In the Parque Arara favela north of Rio, I'm invited into Luis Cassiano's piece of tropical paradise, nestled in between a chaos of corrugated iron and breeze blocks.
If the fight against global warming begins at home, then Luis is leading it.
Plants sprouting from old trainers and plastic bottles.
A television set straight out of the 1970s has a beautiful plant cascading from its screen.
A decades-old printer next to it, oozing black with soil rather than ink.
After meeting his 95-year-old mother, clearly very proud of her environmental campaigning son, we clamber up a further two rickety spiral staircases to reach his dream.
"And this is my green roof.
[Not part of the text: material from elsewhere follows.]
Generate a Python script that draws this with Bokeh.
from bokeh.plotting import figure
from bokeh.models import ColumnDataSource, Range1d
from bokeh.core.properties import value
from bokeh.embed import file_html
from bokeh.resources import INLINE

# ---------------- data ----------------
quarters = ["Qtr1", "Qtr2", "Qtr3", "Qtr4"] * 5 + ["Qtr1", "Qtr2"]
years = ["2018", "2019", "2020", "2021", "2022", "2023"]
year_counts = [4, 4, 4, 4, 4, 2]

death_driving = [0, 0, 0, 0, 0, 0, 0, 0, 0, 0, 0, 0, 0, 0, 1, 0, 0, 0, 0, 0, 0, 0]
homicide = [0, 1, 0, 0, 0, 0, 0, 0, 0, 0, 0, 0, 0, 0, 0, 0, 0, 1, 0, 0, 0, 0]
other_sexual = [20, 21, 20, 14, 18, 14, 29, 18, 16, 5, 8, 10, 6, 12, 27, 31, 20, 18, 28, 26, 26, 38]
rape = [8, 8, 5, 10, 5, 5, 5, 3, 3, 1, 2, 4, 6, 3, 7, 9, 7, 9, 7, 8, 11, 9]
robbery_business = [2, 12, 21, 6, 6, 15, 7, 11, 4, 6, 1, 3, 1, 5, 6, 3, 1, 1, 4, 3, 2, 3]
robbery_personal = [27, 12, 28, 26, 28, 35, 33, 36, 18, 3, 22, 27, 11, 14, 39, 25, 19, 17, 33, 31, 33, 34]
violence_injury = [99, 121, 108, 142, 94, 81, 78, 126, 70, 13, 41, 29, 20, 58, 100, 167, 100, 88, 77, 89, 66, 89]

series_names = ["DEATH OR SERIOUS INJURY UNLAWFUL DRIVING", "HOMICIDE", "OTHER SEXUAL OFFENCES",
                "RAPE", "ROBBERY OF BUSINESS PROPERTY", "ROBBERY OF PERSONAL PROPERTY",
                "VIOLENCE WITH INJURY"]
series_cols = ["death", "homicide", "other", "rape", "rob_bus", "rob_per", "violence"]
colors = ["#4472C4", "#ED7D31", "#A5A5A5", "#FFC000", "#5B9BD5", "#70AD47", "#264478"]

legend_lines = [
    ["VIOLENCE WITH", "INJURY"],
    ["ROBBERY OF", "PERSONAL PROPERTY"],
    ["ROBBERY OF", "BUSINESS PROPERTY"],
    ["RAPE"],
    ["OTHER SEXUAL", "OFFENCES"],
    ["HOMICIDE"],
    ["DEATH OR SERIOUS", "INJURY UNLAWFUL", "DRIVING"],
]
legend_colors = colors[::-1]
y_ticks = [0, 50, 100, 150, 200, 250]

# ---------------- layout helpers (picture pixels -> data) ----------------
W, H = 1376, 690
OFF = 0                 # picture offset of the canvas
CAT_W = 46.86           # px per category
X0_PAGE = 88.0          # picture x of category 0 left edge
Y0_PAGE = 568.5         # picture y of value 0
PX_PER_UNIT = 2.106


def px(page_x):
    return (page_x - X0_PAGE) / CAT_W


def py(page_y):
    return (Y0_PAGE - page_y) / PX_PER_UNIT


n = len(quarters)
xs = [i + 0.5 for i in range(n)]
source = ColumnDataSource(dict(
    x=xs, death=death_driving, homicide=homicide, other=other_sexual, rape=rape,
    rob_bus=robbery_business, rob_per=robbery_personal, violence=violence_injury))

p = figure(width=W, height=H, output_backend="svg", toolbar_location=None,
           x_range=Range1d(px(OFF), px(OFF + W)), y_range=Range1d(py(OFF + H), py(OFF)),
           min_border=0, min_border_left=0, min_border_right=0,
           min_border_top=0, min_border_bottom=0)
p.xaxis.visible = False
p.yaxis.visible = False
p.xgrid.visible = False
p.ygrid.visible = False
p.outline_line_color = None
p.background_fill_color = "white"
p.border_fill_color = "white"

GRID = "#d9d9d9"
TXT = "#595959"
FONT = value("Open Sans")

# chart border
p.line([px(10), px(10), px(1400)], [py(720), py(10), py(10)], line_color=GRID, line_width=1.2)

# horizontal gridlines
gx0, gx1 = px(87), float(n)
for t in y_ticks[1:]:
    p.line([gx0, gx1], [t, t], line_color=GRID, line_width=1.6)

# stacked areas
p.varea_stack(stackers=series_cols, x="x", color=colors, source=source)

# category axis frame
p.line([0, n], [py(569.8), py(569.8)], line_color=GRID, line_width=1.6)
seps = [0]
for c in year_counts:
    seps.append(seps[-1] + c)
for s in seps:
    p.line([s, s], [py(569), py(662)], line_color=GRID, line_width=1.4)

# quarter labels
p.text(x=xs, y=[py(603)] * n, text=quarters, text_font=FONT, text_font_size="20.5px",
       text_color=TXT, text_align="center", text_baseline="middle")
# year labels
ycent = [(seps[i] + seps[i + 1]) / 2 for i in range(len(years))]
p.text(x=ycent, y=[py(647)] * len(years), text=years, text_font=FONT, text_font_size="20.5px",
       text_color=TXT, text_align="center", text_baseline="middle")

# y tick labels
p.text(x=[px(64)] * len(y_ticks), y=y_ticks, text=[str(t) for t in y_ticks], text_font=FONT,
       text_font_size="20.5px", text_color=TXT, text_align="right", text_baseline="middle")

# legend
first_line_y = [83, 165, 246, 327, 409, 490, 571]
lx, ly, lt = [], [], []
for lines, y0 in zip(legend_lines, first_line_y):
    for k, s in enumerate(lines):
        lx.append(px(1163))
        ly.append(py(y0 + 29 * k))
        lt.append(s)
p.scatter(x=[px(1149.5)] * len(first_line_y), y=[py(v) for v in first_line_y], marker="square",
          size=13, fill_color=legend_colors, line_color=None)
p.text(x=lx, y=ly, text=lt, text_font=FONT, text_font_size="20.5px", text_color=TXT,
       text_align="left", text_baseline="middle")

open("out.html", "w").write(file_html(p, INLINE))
It makes me happy."
Nearly 10 years ago Luis started his idea - wanting to find a solution for poor air ventilation and soaring temperatures.
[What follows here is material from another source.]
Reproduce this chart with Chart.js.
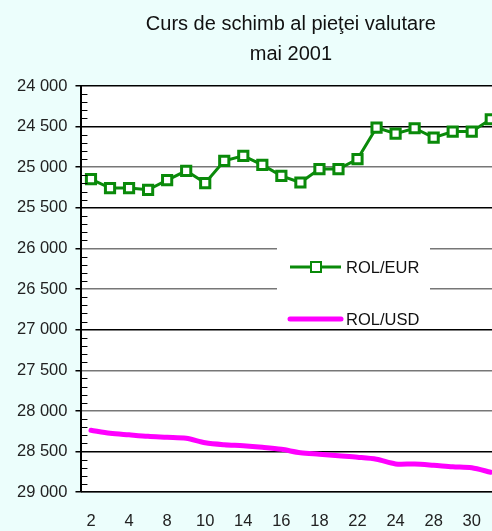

His roof garden is his pride and joy, plants of all sorts everywhere.
To him climate change is real.
"I have a dream. I want green roofs, everywhere," he says.
"People think I'm crazy because I love plants, but I know it will make a difference, and we need to do it now."
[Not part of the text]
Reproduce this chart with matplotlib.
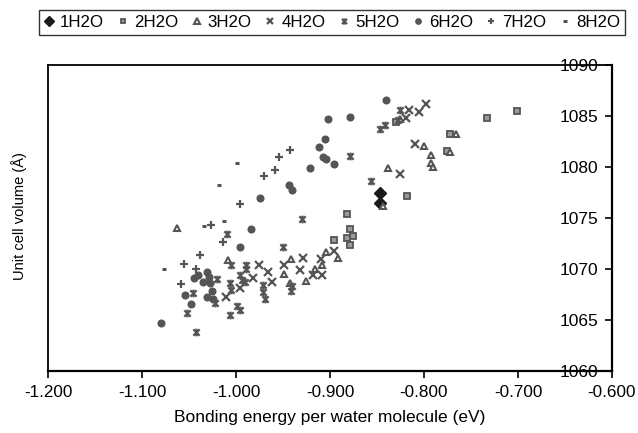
import numpy as np
import matplotlib
matplotlib.use('Agg')
import matplotlib.pyplot as plt
from matplotlib.path import Path

plt.rcParams['font.family'] = ['Liberation Sans', 'DejaVu Sans']

# values (energy in eV, volume in A^3)
e1 = [-0.847, -0.847]
v1 = [1077.5, 1076.5]

e2 = [-0.882, -0.879, -0.882, -0.876, -0.879, -0.896, -0.818, -0.772, -0.775,
      -0.733, -0.701, -0.830]
v2 = [1075.4, 1073.9, 1073.0, 1073.2, 1072.4, 1072.8, 1077.2, 1083.2, 1081.6,
      1084.8, 1085.5, 1084.4]

e3 = [-0.844, -0.838, -0.800, -0.793, -0.793, -0.790, -0.766, -0.772, -0.892,
      -1.063, -1.008, -0.941, -0.949, -0.943, -0.925, -0.916, -0.909, -0.904,
      -0.826]
v3 = [1076.2, 1079.9, 1082.1, 1081.2, 1080.4, 1080.0, 1083.2, 1081.5, 1071.1,
      1074.0, 1070.9, 1071.0, 1069.5, 1068.6, 1068.8, 1070.0, 1070.4, 1071.7,
      1084.7]

e4 = [-0.816, -0.805, -0.798, -0.819, -0.810, -0.825, -0.896, -0.929, -0.932,
      -0.949, -0.918, -0.908, -0.910, -0.982, -0.966, -0.962, -1.011, -0.976,
      -0.996]
v4 = [1085.6, 1085.4, 1086.2, 1084.8, 1082.3, 1079.3, 1071.8, 1071.1, 1069.9,
      1070.4, 1069.4, 1069.4, 1071.0, 1069.1, 1069.7, 1068.7, 1067.3, 1070.4,
      1068.1]

e5 = [-0.825, -0.828, -0.847, -0.841, -0.879, -0.856, -0.930, -0.950, -1.010,
      -1.046, -1.052, -1.043, -1.020, -1.022, -1.006, -1.005, -0.999, -0.996,
      -1.006, -1.005, -0.996, -0.994, -0.990, -0.989, -0.989, -0.971, -0.971,
      -0.969, -0.940, -0.941]
v5 = [1085.6, 1084.6, 1083.7, 1084.1, 1081.1, 1078.6, 1074.9, 1072.2, 1073.4,
      1067.6, 1065.7, 1063.8, 1069.0, 1066.7, 1068.6, 1067.9, 1066.4, 1066.0,
      1065.5, 1070.4, 1069.4, 1068.9, 1068.7, 1070.4, 1070.0, 1068.4, 1067.7,
      1067.1, 1068.3, 1067.8]

e6 = [-0.840, -0.902, -0.879, -0.905, -0.912, -0.907, -0.904, -0.896, -0.921,
      -0.944, -0.940, -0.974, -0.984, -0.996, -1.054, -1.048, -1.080, -1.045,
      -1.040, -1.031, -1.029, -1.035, -1.028, -1.026, -1.031, -1.024]
v6 = [1086.6, 1084.7, 1084.9, 1082.7, 1082.0, 1081.0, 1080.8, 1080.3, 1079.9,
      1078.2, 1077.7, 1077.0, 1073.9, 1072.2, 1067.5, 1066.6, 1064.7, 1069.1,
      1069.4, 1069.7, 1069.2, 1068.7, 1068.6, 1067.8, 1067.3, 1067.1]

e7 = [-0.943, -0.954, -0.959, -0.970, -0.996, -1.027, -1.014, -1.038, -1.055,
      -1.043, -1.059]
v7 = [1081.7, 1081.0, 1079.7, 1079.1, 1076.4, 1074.3, 1072.6, 1071.4, 1070.5,
      1070.0, 1068.5]

e8 = [-0.999, -1.018, -1.034, -1.013, -1.077]
v8 = [1080.4, 1078.2, 1074.2, 1074.7, 1070.0]

xticks = [-1.2, -1.1, -1.0, -0.9, -0.8, -0.7, -0.6]
yticks = [1060, 1065, 1070, 1075, 1080, 1085, 1090]

# asterisk marker: x plus a vertical bar
star = Path([(-1, -1), (1, 1), (-1, 1), (1, -1), (0, -1.2), (0, 1.2)],
            [Path.MOVETO, Path.LINETO, Path.MOVETO, Path.LINETO,
             Path.MOVETO, Path.LINETO])

g = '#555555'
fig = plt.figure(figsize=(6.38, 4.33), dpi=100)
ax = fig.add_axes([48 / 638, 1 - 371 / 433, 564 / 638, 306 / 433])

ax.plot(e1, v1, 'D', ms=6.5, color='#1a1a1a', ls='none', label='1H2O')
ax.plot(e2, v2, 's', ms=3.8, mfc='#9a9a9a', mec=g, mew=1.3, ls='none', label='2H2O')
ax.plot(e3, v3, '^', ms=5, mfc='white', mec=g, mew=1.5, ls='none', label='3H2O')
ax.plot(e4, v4, 'x', ms=5.2, mec=g, mew=1.6, ls='none', label='4H2O')
ax.plot(e5, v5, marker=star, ms=5.5, mec=g, mew=1.6, ls='none', label='5H2O')
ax.plot(e6, v6, 'o', ms=4.8, color=g, ls='none', label='6H2O')
ax.plot(e7, v7, '+', ms=6, mec=g, mew=1.6, ls='none', label='7H2O')
ax.plot(e8, v8, '_', ms=3.5, mec=g, mew=2.2, ls='none', label='8H2O')

ax.set_xlim(-1.2, -0.6)
ax.set_ylim(1060, 1090)
ax.set_xticks(xticks)
ax.set_xticklabels(['%.3f' % t for t in xticks])
ax.set_yticks(yticks)
ax.set_yticklabels([str(t) for t in yticks])

for s in ax.spines.values():
    s.set_linewidth(1.3)
ax.spines['bottom'].set_linewidth(1.6)
ax.spines['right'].set_linewidth(1.6)

ax.tick_params(axis='x', direction='out', length=5, width=1.2, labelsize=12.3, pad=5)
ax.yaxis.tick_right()
ax.tick_params(axis='y', direction='in', length=5, width=1.2, labelsize=12.5, pad=-10)
for lab in ax.get_yticklabels():
    lab.set_horizontalalignment('right')

ax.set_xlabel('Bonding energy per water molecule (eV)', fontsize=12.5, labelpad=7)
fig.text(19 / 638, 1 - 216 / 433, 'Unit cell volume (Å)', rotation=90,
         ha='center', va='center', fontsize=10.5)

leg = fig.legend(loc='upper center', bbox_to_anchor=(332 / 638, 1 - 10 / 433),
                 ncol=8, fontsize=12.2, frameon=True, fancybox=False,
                 handlelength=0.6, handletextpad=0.35, columnspacing=0.8,
                 borderpad=0.3, borderaxespad=0, markerscale=0.8)
leg.get_frame().set_edgecolor('black')
leg.get_frame().set_linewidth(1.0)

fig.savefig('out.png', dpi=100)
He's cultivating his vision in the shadow of an oil refinery - and within yards of the freight trains he tells me rumble by day and night.
An irrigation system in the corner of his garden feeds the life above, and on the plant strewn terrace below provides him with a natural shower.
His aim is to create the greenest favela in Rio, though judging by the grey sprawl of concrete surrounding him it is not happening fast.